Set problem. Your job is to restate each entry word for word.

[begin Material]

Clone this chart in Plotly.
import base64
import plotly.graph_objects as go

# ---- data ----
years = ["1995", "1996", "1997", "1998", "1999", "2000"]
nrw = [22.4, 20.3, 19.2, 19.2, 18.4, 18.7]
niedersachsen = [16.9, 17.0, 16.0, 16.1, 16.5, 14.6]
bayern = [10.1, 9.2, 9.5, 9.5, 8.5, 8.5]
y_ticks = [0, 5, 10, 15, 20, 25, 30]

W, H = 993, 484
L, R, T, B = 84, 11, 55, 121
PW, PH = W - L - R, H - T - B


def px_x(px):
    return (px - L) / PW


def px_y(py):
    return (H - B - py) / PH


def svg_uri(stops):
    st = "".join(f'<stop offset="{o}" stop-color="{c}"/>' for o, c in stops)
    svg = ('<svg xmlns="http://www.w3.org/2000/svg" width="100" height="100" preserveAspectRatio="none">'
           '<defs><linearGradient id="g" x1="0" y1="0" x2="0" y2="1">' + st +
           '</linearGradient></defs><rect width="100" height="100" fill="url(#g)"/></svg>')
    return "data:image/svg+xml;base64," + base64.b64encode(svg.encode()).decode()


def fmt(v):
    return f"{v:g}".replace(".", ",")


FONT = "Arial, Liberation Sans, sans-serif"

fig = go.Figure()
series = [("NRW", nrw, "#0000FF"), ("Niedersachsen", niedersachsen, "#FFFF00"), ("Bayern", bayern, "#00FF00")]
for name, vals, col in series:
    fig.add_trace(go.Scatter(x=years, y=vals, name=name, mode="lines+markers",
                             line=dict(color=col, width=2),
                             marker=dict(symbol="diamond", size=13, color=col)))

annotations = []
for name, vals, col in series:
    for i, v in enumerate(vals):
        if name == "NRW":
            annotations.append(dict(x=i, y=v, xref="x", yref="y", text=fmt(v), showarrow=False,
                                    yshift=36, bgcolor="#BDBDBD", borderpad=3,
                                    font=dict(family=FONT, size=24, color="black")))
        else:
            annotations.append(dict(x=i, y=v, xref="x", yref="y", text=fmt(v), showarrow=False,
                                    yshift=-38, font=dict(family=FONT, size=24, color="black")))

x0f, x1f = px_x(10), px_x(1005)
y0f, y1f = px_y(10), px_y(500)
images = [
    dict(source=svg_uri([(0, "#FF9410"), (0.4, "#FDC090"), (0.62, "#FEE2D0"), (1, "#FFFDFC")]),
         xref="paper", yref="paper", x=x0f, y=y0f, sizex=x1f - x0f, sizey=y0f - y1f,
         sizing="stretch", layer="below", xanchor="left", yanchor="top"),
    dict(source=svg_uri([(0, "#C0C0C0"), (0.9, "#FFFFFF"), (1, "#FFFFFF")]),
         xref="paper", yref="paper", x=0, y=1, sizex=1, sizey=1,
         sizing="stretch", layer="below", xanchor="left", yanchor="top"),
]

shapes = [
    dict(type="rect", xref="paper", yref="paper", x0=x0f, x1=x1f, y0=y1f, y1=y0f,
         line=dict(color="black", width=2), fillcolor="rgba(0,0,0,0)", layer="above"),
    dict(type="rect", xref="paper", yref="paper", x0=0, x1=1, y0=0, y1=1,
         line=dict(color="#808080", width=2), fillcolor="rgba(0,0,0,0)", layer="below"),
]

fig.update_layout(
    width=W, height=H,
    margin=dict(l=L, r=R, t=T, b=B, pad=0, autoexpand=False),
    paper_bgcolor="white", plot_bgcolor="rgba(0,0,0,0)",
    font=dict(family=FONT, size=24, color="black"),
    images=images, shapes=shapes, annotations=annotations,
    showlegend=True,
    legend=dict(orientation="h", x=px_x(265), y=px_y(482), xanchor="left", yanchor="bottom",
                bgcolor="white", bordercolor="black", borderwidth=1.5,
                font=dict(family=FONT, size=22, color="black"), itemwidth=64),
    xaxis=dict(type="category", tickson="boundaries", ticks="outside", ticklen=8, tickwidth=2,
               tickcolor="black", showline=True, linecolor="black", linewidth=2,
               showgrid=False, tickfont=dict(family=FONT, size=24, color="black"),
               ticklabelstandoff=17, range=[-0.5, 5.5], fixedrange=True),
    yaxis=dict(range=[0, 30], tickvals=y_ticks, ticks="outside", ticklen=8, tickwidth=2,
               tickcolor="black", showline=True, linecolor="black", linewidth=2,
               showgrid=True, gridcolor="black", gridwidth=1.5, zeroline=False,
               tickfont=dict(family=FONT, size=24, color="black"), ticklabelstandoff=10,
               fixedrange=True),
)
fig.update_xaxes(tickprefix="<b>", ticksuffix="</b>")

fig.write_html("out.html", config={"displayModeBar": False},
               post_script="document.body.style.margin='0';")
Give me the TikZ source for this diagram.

[end Material]

Full solution.
Clone this chart in Plotly.
import base64
import plotly.graph_objects as go

# ---- data ----
years = ["1995", "1996", "1997", "1998", "1999", "2000"]
nrw = [22.4, 20.3, 19.2, 19.2, 18.4, 18.7]
niedersachsen = [16.9, 17.0, 16.0, 16.1, 16.5, 14.6]
bayern = [10.1, 9.2, 9.5, 9.5, 8.5, 8.5]
y_ticks = [0, 5, 10, 15, 20, 25, 30]

W, H = 993, 484
L, R, T, B = 84, 11, 55, 121
PW, PH = W - L - R, H - T - B


def px_x(px):
    return (px - L) / PW


def px_y(py):
    return (H - B - py) / PH


def svg_uri(stops):
    st = "".join(f'<stop offset="{o}" stop-color="{c}"/>' for o, c in stops)
    svg = ('<svg xmlns="http://www.w3.org/2000/svg" width="100" height="100" preserveAspectRatio="none">'
           '<defs><linearGradient id="g" x1="0" y1="0" x2="0" y2="1">' + st +
           '</linearGradient></defs><rect width="100" height="100" fill="url(#g)"/></svg>')
    return "data:image/svg+xml;base64," + base64.b64encode(svg.encode()).decode()


def fmt(v):
    return f"{v:g}".replace(".", ",")


FONT = "Arial, Liberation Sans, sans-serif"

fig = go.Figure()
series = [("NRW", nrw, "#0000FF"), ("Niedersachsen", niedersachsen, "#FFFF00"), ("Bayern", bayern, "#00FF00")]
for name, vals, col in series:
    fig.add_trace(go.Scatter(x=years, y=vals, name=name, mode="lines+markers",
                             line=dict(color=col, width=2),
                             marker=dict(symbol="diamond", size=13, color=col)))

annotations = []
for name, vals, col in series:
    for i, v in enumerate(vals):
        if name == "NRW":
            annotations.append(dict(x=i, y=v, xref="x", yref="y", text=fmt(v), showarrow=False,
                                    yshift=36, bgcolor="#BDBDBD", borderpad=3,
                                    font=dict(family=FONT, size=24, color="black")))
        else:
            annotations.append(dict(x=i, y=v, xref="x", yref="y", text=fmt(v), showarrow=False,
                                    yshift=-38, font=dict(family=FONT, size=24, color="black")))

x0f, x1f = px_x(10), px_x(1005)
y0f, y1f = px_y(10), px_y(500)
images = [
    dict(source=svg_uri([(0, "#FF9410"), (0.4, "#FDC090"), (0.62, "#FEE2D0"), (1, "#FFFDFC")]),
         xref="paper", yref="paper", x=x0f, y=y0f, sizex=x1f - x0f, sizey=y0f - y1f,
         sizing="stretch", layer="below", xanchor="left", yanchor="top"),
    dict(source=svg_uri([(0, "#C0C0C0"), (0.9, "#FFFFFF"), (1, "#FFFFFF")]),
         xref="paper", yref="paper", x=0, y=1, sizex=1, sizey=1,
         sizing="stretch", layer="below", xanchor="left", yanchor="top"),
]

shapes = [
    dict(type="rect", xref="paper", yref="paper", x0=x0f, x1=x1f, y0=y1f, y1=y0f,
         line=dict(color="black", width=2), fillcolor="rgba(0,0,0,0)", layer="above"),
    dict(type="rect", xref="paper", yref="paper", x0=0, x1=1, y0=0, y1=1,
         line=dict(color="#808080", width=2), fillcolor="rgba(0,0,0,0)", layer="below"),
]

fig.update_layout(
    width=W, height=H,
    margin=dict(l=L, r=R, t=T, b=B, pad=0, autoexpand=False),
    paper_bgcolor="white", plot_bgcolor="rgba(0,0,0,0)",
    font=dict(family=FONT, size=24, color="black"),
    images=images, shapes=shapes, annotations=annotations,
    showlegend=True,
    legend=dict(orientation="h", x=px_x(265), y=px_y(482), xanchor="left", yanchor="bottom",
                bgcolor="white", bordercolor="black", borderwidth=1.5,
                font=dict(family=FONT, size=22, color="black"), itemwidth=64),
    xaxis=dict(type="category", tickson="boundaries", ticks="outside", ticklen=8, tickwidth=2,
               tickcolor="black", showline=True, linecolor="black", linewidth=2,
               showgrid=False, tickfont=dict(family=FONT, size=24, color="black"),
               ticklabelstandoff=17, range=[-0.5, 5.5], fixedrange=True),
    yaxis=dict(range=[0, 30], tickvals=y_ticks, ticks="outside", ticklen=8, tickwidth=2,
               tickcolor="black", showline=True, linecolor="black", linewidth=2,
               showgrid=True, gridcolor="black", gridwidth=1.5, zeroline=False,
               tickfont=dict(family=FONT, size=24, color="black"), ticklabelstandoff=10,
               fixedrange=True),
)
fig.update_xaxes(tickprefix="<b>", ticksuffix="</b>")

fig.write_html("out.html", config={"displayModeBar": False},
               post_script="document.body.style.margin='0';")
Give me the TikZ source for this diagram.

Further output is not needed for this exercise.